Surveying once the dead bodies of the Barbarians which had been cast up along the sea, he saw that they were decked with golden bracelets and collars, and yet passed on by them himself, while to a friend who followed he pointed them out and said: ‘Help thyself, thou art not Themistocles.’ Again, to one who had once been a beauty, Antiphates, and who had at that time treated him disdainfully, but afterwards courted him because of the reputation he had got, ‘Young man,’ said he, ‘'tis late, 'tis true, but both of us have come to our senses.’ [3] Also he used to say of the Athenians that they did not really honor and admire him for himself, but treated him for all the world like a plane-tree, running under his branches for shelter when it stormed, but when they had fair weather all about them, plucking and docking him. And when he was told by the Seriphian that it was not due to himself that he had got reputation, but to his city, ‘True,’ said he, ‘but neither should I, had I been a Seriphian, have achieved reputation, nor wouldst thou, hadst thou been an Athenian.’ [4]

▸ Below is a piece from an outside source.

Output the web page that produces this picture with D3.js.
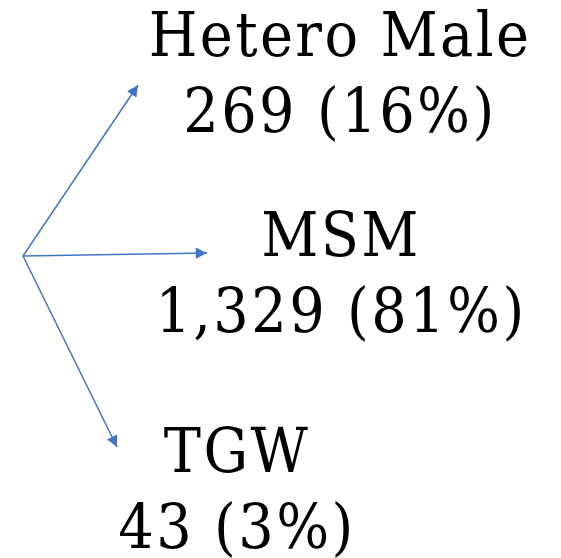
<!DOCTYPE html>
<html>
<head>
<meta charset="utf-8">
<script src="https://cdn.jsdelivr.net/npm/d3@7"></script>
<style>
  body { margin: 0; background: #fff; }
  text { font-family: "DejaVu Serif Condensed", "DejaVu Serif", serif; font-stretch: condensed; fill: #000; }
</style>
</head>
<body>
<svg id="chart" width="561" height="558"></svg>
<script>
const groups = ["Hetero Male", "MSM", "TGW"];
const counts = [269, 1329, 43];
const shares = [16, 81, 3];

const svg = d3.select("#chart");

// layout of the diagram (pixel space)
const origin = [23, 256];
const tips = [[138, 85], [207, 253], [117, 447]];
const labelX = [340, 341, 237];
const labelY = [56, 256, 472];
const lineGap = 76;

const fmt = d3.format(",");

svg.append("defs").append("marker")
    .attr("id", "arrow")
    .attr("viewBox", "0 0 10 10")
    .attr("refX", 10)
    .attr("refY", 5)
    .attr("markerWidth", 8)
    .attr("markerHeight", 7.5)
    .attr("markerUnits", "strokeWidth")
    .attr("orient", "auto")
    .append("path")
    .attr("d", "M0,0 L10,5 L0,10 Z")
    .attr("fill", "#4472C4");

const data = groups.map((g, i) => ({ group: g, count: counts[i], share: shares[i], i }));

svg.selectAll(".arrow")
    .data(data)
    .enter()
    .append("line")
    .attr("class", "arrow")
    .attr("x1", origin[0])
    .attr("y1", origin[1])
    .attr("x2", d => tips[d.i][0])
    .attr("y2", d => tips[d.i][1])
    .attr("stroke", "#4472C4")
    .attr("stroke-width", 1.5)
    .attr("marker-end", "url(#arrow)");

const labels = svg.selectAll(".label")
    .data(data)
    .enter()
    .append("text")
    .attr("class", "label")
    .attr("text-anchor", "middle")
    .style("font-size", "62px")
    .style("letter-spacing", "2.4px");

labels.append("tspan")
    .attr("x", d => labelX[d.i])
    .attr("y", d => labelY[d.i])
    .text(d => d.group);

labels.append("tspan")
    .attr("x", d => labelX[d.i])
    .attr("y", d => labelY[d.i] + lineGap)
    .text(d => `${fmt(d.count)} (${d.share}%)`);
</script>
</body>
</html>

Again, when one of his fellow-generals who thought he had done some vast service to the city, grew bold with Themistocles, and began to compare his own services with his, ‘With the Festival-day,’ said he, ‘the Day After once began a contention, saying: 'Thou art full of occupations and wearisome, but when I come, all enjoy at their leisure what has been richly provided beforehand'; to which the Festival-day replied: 'True, but had I not come first, thou hadst not come at all.' So now,’ said he, ‘had I not come at that day of Salamis, where would thou and thy colleagues be now?’ [5] Of his son, who lorded it over his mother, and through her over himself, he said, jestingly, that the boy was the most powerful of all the Hellenes; for the Hellenes were commanded by the Athenians, the Athenians by himself, himself by the boy's mother, and the mother by her boy. Again, with the desire to be somewhat peculiar in all that he did, when he offered a certain estate for sale, he bade proclamation to be made that it had an excellent neighbor into the bargain. Of two suitors for his daughter's hand, he chose the likely man in preference to the rich man, saying that he wanted a man without money rather than money without a man. Such were his striking sayings.